E estando a direcção da bancada parlamentar do PS alertada para a sua demissão, faz alguma leitura da decisão de avançar com o adiamento?
Não faço leitura nenhuma. São opções. O grupo parlamentar tem uma direcção que toma essas opções legitimamente. Eu é que posso não concordar com elas. "Temos nas nossas mãos o terrível poder de recusar", já dizia o Miguel Torga. Eu recusei, pronto. Se calhar não é costume as coisas funcionarem assim em Portugal. Mas esta é a minha maneira de estar na política.

O que é que vai acontecer a seguir?
Não sei. Espero que o grupo parlamentar escolha outra pessoa para coordenar os trabalhos e eu espero continuar a dar o meu contributo no grupo de trabalho e na Comissão e na Comunicação Social, e em todos os encontros que promovo. Não desisto desta causa. O meu estado de espírito é de combate. Uma pessoa quando toma uma posição por questão de consciência não abandona o combate, continua, até, com mais determinação. A habitação continua a ser a minha batalha. Agora mais ainda porque o tempo ficou mais curto, e temos menos tempo para resolver isto tudo.

Qual será a sua posição face as propostas que estão em cima da mesa?
Vou bater-me pela aprovação das propostas do Governo, como é evidente. Mas também me vou bater para o Governo consiga negociar. Não se pode negociar dizendo “não cedo nada”. Alguém tem de ceder.

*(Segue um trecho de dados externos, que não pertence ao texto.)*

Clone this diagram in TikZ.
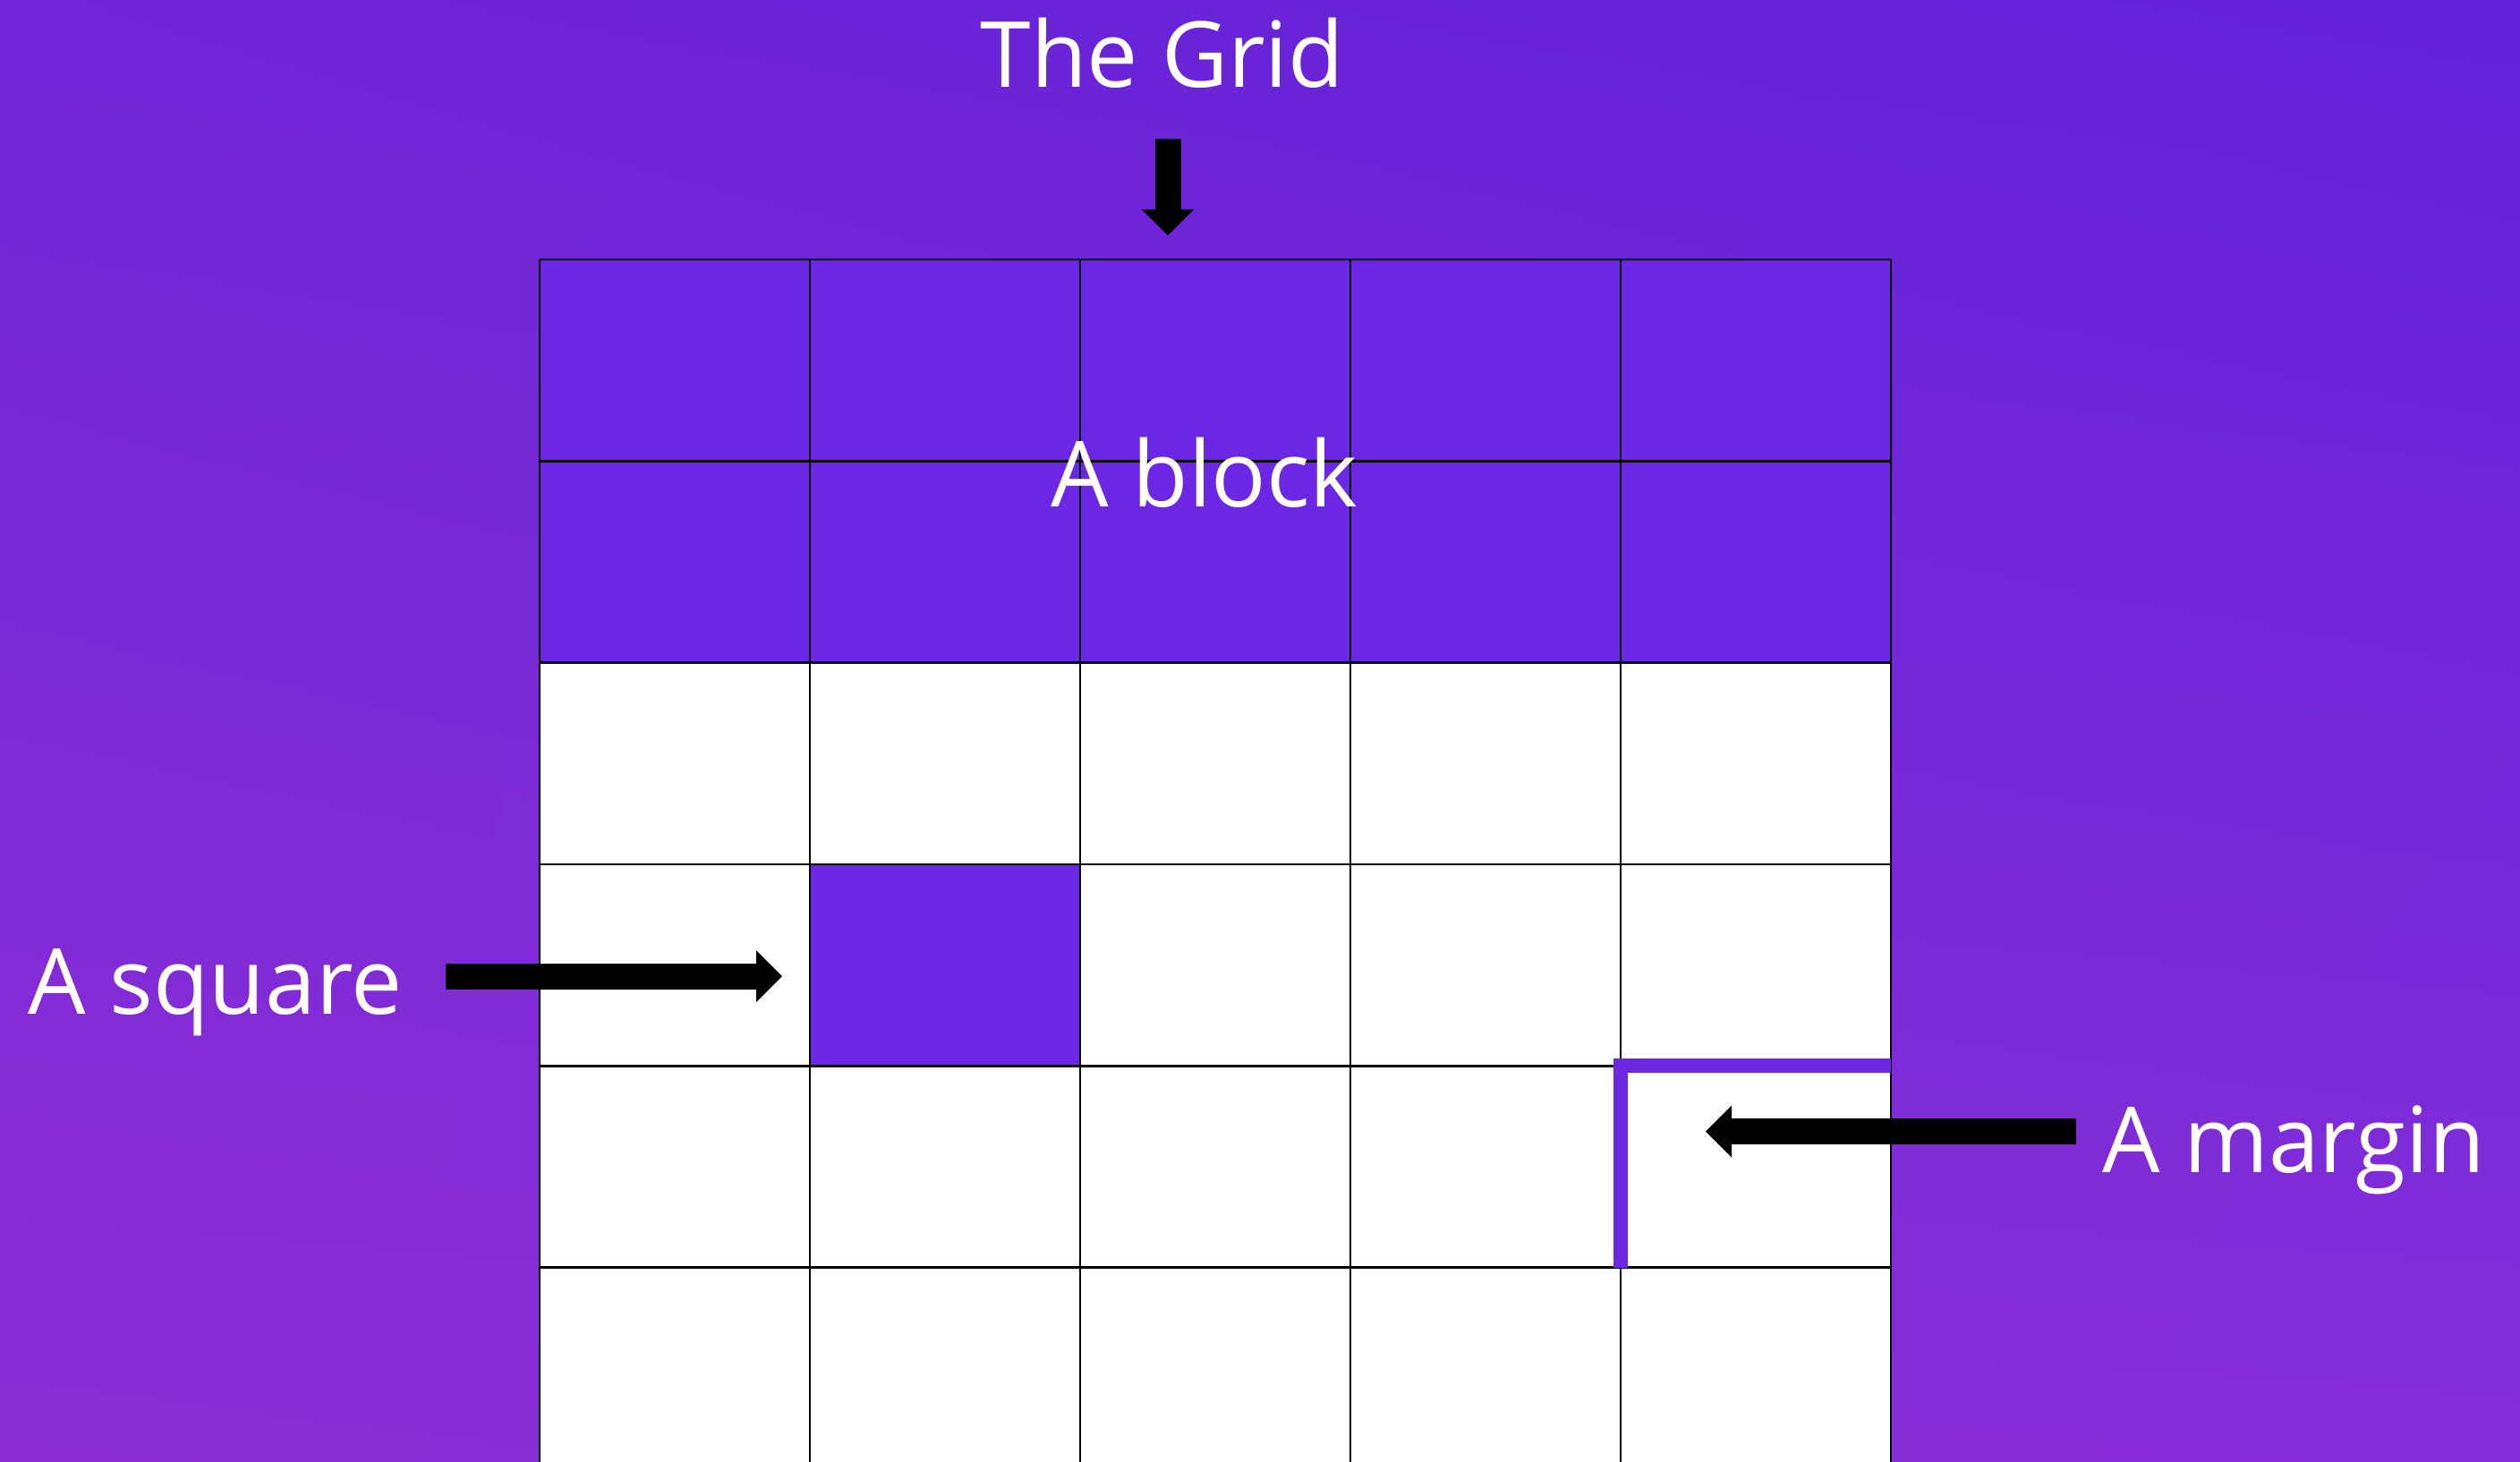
\documentclass[tikz,border=0pt]{standalone}
\usepackage{fontspec}
\setmainfont{Open Sans}
\usepackage{xcolor}
\usetikzlibrary{arrows.meta,shadings}
\definecolor{bgtopleft}{HTML}{7025D6}
\definecolor{bgtopright}{HTML}{6122D8}
\definecolor{bgbotleft}{HTML}{8B2ED6}
\definecolor{bgbotright}{HTML}{852DD9}
\definecolor{cellpurple}{HTML}{6C27E4}

\begin{document}
\begin{tikzpicture}[callout/.style={text=white,font=\fontsize{29}{35}\selectfont,inner sep=0pt,anchor=base},
    gridline/.style={black,line width=0.8pt},
    blockarrow/.style={black,line width=0.29cm,-{Triangle[width=0.58cm,length=0.29cm,line width=0pt]}}]
    \useasboundingbox (0,0) rectangle (28.16,-16.33);
    \shade[upper left=bgtopleft,upper right=bgtopright,lower left=bgbotleft,lower right=bgbotright] (0,0) rectangle (28.16,-16.33);
    \clip (0,0) rectangle (28.16,-16.33);
    \fill[white] (6.03,-2.90) rectangle (21.13,-16.42);
    \fill[cellpurple] (6.03,-2.90) rectangle (21.13,-7.406);
    \fill[cellpurple] (9.05,-9.659) rectangle (12.07,-11.912);
    \foreach \i in {0,...,5}
      \draw[gridline] ({6.03+3.02*\i},-2.90) -- ++(0,-13.6);
    \foreach \j in {0,...,6}
      \draw[gridline] (6.03,{-2.90-2.253*\j}) -- ++(15.1,0);
    \draw[cellpurple,line width=0.16cm] (18.11,-14.17) -- (18.11,-11.91) -- (21.13,-11.91);
    \node[callout] (gridlbl) at (12.99,-0.97) {The Grid};
    \node[callout] (blocklbl) at (13.46,-5.66) {A block};
    \node[callout] (squarelbl) at (2.41,-11.33) {A square};
    \node[callout] (marginlbl) at (25.63,-13.10) {A margin};
    \coordinate (gridfrom) at (13.05,-1.55);
    \coordinate (gridto) at (13.05,-2.63);
    \coordinate (squarefrom) at (4.98,-10.91);
    \coordinate (squareto) at (8.74,-10.91);
    \coordinate (marginfrom) at (23.20,-12.645);
    \coordinate (marginto) at (19.06,-12.645);
    \draw[blockarrow] (gridfrom) -- (gridto);
    \draw[blockarrow] (squarefrom) -- (squareto);
    \draw[blockarrow] (marginfrom) -- (marginto);
  \end{tikzpicture}
\end{document}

Onde é que o PS tem de ceder? Acabando com o Balcão Nacional de Arrendamento como queria o PCP?
É preciso negociar. O PCP não cede nas suas posições, mas há soluções. Eu tenho uma. Se a maioria de esquerda acha que os inquilinos devem ter um serviço que lhes resolva os problemas quando os senhorios não fazem obras, eu acho que Serviço de Injunções que é proposto pelo PS pode mudar. Em vez de ser um serviço para inquilinos e senhorios, passa a ser um serviço só para inquilinos e pode ser enquadrado numa proposta do PCP. Passa a haver dois serviços, um para apoio aos inquilinos outro aos senhorios. É a melhor solução? Não, não é. Mas se for a possível, eu bato-me por ela.

É possivel negociar com a direita? Qual tem sido o posicionamneto do PSD e do CDS?
Eles não queriam mudar profundamente nada, mas são os partidos que já agendaram projectos para votação na sexta-feira. Os da esquerda foram todos adiados, mas os da direita vão a votação.

Depois da demissão, recebeu algum telefonema do Governo ou dos dirigentes do PS?
Não recebi, mas também não o esperava. Limitei-me a entregar a carta de demissão, não há aqui nenhuma zanga, nenhum drama. Há um assumir a consequência dos nossos actos, coisa que em Portugal nem toda a gente faz. Mas esta decisão deu-me muita força, estou a ter muito apoio das pessoas, dos bairros, das associações, a dizerem-me “força, continue”. É isso que me interessa, foi isso que me pôs aqui.